• Aim of the task
Restate the whole listing word for word. Pictures are left out.

┌─ Data block

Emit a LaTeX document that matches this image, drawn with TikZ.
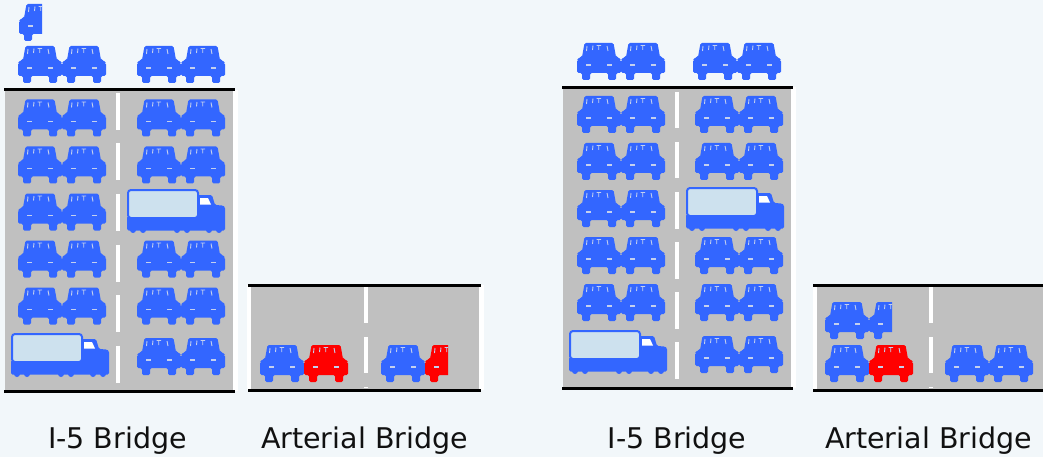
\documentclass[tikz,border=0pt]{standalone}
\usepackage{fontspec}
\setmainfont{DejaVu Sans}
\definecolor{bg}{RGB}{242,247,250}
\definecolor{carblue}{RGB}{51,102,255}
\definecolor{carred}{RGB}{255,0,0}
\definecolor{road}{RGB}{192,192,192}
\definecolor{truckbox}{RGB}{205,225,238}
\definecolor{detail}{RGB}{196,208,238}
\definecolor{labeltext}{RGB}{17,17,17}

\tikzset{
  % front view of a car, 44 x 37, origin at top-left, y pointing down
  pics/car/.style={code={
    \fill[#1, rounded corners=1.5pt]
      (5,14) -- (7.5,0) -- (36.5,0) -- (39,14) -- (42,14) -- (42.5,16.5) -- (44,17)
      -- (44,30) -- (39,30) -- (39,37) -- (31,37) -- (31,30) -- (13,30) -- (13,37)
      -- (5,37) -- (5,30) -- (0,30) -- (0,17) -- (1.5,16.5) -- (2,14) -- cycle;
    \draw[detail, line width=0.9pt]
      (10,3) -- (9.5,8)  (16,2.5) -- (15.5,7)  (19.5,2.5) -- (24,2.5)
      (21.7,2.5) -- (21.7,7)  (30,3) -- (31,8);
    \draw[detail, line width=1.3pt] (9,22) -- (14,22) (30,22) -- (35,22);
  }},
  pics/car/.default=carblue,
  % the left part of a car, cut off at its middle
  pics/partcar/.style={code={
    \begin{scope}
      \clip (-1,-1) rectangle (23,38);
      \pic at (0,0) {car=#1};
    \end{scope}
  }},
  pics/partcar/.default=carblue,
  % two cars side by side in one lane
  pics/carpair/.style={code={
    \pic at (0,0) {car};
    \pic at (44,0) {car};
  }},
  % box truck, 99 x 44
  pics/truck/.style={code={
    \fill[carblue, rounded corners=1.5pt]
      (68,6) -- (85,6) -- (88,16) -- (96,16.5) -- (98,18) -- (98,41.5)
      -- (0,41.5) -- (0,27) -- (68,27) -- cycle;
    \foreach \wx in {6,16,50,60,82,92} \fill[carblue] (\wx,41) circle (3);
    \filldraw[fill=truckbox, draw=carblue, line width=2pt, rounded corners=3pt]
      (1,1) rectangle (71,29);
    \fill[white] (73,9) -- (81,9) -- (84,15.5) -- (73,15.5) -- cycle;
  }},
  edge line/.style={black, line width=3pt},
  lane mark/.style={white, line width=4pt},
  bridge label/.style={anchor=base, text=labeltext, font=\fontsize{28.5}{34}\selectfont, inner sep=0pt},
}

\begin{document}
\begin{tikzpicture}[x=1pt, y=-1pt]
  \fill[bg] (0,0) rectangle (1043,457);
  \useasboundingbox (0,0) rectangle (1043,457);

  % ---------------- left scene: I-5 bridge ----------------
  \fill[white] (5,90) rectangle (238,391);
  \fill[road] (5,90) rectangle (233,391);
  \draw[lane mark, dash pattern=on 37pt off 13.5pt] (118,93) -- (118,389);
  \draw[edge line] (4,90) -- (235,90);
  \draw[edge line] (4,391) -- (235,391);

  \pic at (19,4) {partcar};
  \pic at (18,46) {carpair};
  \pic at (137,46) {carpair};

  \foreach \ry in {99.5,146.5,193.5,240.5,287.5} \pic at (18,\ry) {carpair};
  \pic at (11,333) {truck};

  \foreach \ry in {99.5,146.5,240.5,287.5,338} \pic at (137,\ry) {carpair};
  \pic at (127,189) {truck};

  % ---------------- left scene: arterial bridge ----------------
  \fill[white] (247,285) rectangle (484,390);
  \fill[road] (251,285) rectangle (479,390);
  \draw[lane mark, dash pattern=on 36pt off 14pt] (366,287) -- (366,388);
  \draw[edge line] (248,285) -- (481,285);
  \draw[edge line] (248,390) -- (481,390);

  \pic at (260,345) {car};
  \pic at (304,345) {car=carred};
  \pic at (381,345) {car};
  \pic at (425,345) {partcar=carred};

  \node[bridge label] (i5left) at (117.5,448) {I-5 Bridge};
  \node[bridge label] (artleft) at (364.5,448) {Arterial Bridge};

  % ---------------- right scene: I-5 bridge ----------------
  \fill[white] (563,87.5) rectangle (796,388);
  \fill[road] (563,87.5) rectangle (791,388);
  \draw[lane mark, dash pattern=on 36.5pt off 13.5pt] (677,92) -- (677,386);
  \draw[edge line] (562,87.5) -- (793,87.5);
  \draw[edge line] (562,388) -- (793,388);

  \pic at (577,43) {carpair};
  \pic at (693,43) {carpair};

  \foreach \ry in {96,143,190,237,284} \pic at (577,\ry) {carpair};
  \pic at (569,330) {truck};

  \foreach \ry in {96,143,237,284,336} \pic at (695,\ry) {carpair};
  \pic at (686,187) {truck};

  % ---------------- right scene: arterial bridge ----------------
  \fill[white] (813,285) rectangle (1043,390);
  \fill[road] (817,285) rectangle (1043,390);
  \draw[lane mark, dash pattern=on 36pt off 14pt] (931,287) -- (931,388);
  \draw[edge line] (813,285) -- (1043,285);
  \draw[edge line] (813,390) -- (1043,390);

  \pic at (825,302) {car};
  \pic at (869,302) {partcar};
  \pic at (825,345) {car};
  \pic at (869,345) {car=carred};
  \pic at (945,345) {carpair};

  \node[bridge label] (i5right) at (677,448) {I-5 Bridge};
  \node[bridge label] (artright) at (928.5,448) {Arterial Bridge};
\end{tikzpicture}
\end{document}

└─

• Exercise answer
Emit a LaTeX document that matches this image, drawn with TikZ.
\documentclass[tikz,border=0pt]{standalone}
\usepackage{fontspec}
\setmainfont{DejaVu Sans}
\definecolor{bg}{RGB}{242,247,250}
\definecolor{carblue}{RGB}{51,102,255}
\definecolor{carred}{RGB}{255,0,0}
\definecolor{road}{RGB}{192,192,192}
\definecolor{truckbox}{RGB}{205,225,238}
\definecolor{detail}{RGB}{196,208,238}
\definecolor{labeltext}{RGB}{17,17,17}

\tikzset{
  % front view of a car, 44 x 37, origin at top-left, y pointing down
  pics/car/.style={code={
    \fill[#1, rounded corners=1.5pt]
      (5,14) -- (7.5,0) -- (36.5,0) -- (39,14) -- (42,14) -- (42.5,16.5) -- (44,17)
      -- (44,30) -- (39,30) -- (39,37) -- (31,37) -- (31,30) -- (13,30) -- (13,37)
      -- (5,37) -- (5,30) -- (0,30) -- (0,17) -- (1.5,16.5) -- (2,14) -- cycle;
    \draw[detail, line width=0.9pt]
      (10,3) -- (9.5,8)  (16,2.5) -- (15.5,7)  (19.5,2.5) -- (24,2.5)
      (21.7,2.5) -- (21.7,7)  (30,3) -- (31,8);
    \draw[detail, line width=1.3pt] (9,22) -- (14,22) (30,22) -- (35,22);
  }},
  pics/car/.default=carblue,
  % the left part of a car, cut off at its middle
  pics/partcar/.style={code={
    \begin{scope}
      \clip (-1,-1) rectangle (23,38);
      \pic at (0,0) {car=#1};
    \end{scope}
  }},
  pics/partcar/.default=carblue,
  % two cars side by side in one lane
  pics/carpair/.style={code={
    \pic at (0,0) {car};
    \pic at (44,0) {car};
  }},
  % box truck, 99 x 44
  pics/truck/.style={code={
    \fill[carblue, rounded corners=1.5pt]
      (68,6) -- (85,6) -- (88,16) -- (96,16.5) -- (98,18) -- (98,41.5)
      -- (0,41.5) -- (0,27) -- (68,27) -- cycle;
    \foreach \wx in {6,16,50,60,82,92} \fill[carblue] (\wx,41) circle (3);
    \filldraw[fill=truckbox, draw=carblue, line width=2pt, rounded corners=3pt]
      (1,1) rectangle (71,29);
    \fill[white] (73,9) -- (81,9) -- (84,15.5) -- (73,15.5) -- cycle;
  }},
  edge line/.style={black, line width=3pt},
  lane mark/.style={white, line width=4pt},
  bridge label/.style={anchor=base, text=labeltext, font=\fontsize{28.5}{34}\selectfont, inner sep=0pt},
}

\begin{document}
\begin{tikzpicture}[x=1pt, y=-1pt]
  \fill[bg] (0,0) rectangle (1043,457);
  \useasboundingbox (0,0) rectangle (1043,457);

  % ---------------- left scene: I-5 bridge ----------------
  \fill[white] (5,90) rectangle (238,391);
  \fill[road] (5,90) rectangle (233,391);
  \draw[lane mark, dash pattern=on 37pt off 13.5pt] (118,93) -- (118,389);
  \draw[edge line] (4,90) -- (235,90);
  \draw[edge line] (4,391) -- (235,391);

  \pic at (19,4) {partcar};
  \pic at (18,46) {carpair};
  \pic at (137,46) {carpair};

  \foreach \ry in {99.5,146.5,193.5,240.5,287.5} \pic at (18,\ry) {carpair};
  \pic at (11,333) {truck};

  \foreach \ry in {99.5,146.5,240.5,287.5,338} \pic at (137,\ry) {carpair};
  \pic at (127,189) {truck};

  % ---------------- left scene: arterial bridge ----------------
  \fill[white] (247,285) rectangle (484,390);
  \fill[road] (251,285) rectangle (479,390);
  \draw[lane mark, dash pattern=on 36pt off 14pt] (366,287) -- (366,388);
  \draw[edge line] (248,285) -- (481,285);
  \draw[edge line] (248,390) -- (481,390);

  \pic at (260,345) {car};
  \pic at (304,345) {car=carred};
  \pic at (381,345) {car};
  \pic at (425,345) {partcar=carred};

  \node[bridge label] (i5left) at (117.5,448) {I-5 Bridge};
  \node[bridge label] (artleft) at (364.5,448) {Arterial Bridge};

  % ---------------- right scene: I-5 bridge ----------------
  \fill[white] (563,87.5) rectangle (796,388);
  \fill[road] (563,87.5) rectangle (791,388);
  \draw[lane mark, dash pattern=on 36.5pt off 13.5pt] (677,92) -- (677,386);
  \draw[edge line] (562,87.5) -- (793,87.5);
  \draw[edge line] (562,388) -- (793,388);

  \pic at (577,43) {carpair};
  \pic at (693,43) {carpair};

  \foreach \ry in {96,143,190,237,284} \pic at (577,\ry) {carpair};
  \pic at (569,330) {truck};

  \foreach \ry in {96,143,237,284,336} \pic at (695,\ry) {carpair};
  \pic at (686,187) {truck};

  % ---------------- right scene: arterial bridge ----------------
  \fill[white] (813,285) rectangle (1043,390);
  \fill[road] (817,285) rectangle (1043,390);
  \draw[lane mark, dash pattern=on 36pt off 14pt] (931,287) -- (931,388);
  \draw[edge line] (813,285) -- (1043,285);
  \draw[edge line] (813,390) -- (1043,390);

  \pic at (825,302) {car};
  \pic at (869,302) {partcar};
  \pic at (825,345) {car};
  \pic at (869,345) {car=carred};
  \pic at (945,345) {carpair};

  \node[bridge label] (i5right) at (677,448) {I-5 Bridge};
  \node[bridge label] (artright) at (928.5,448) {Arterial Bridge};
\end{tikzpicture}
\end{document}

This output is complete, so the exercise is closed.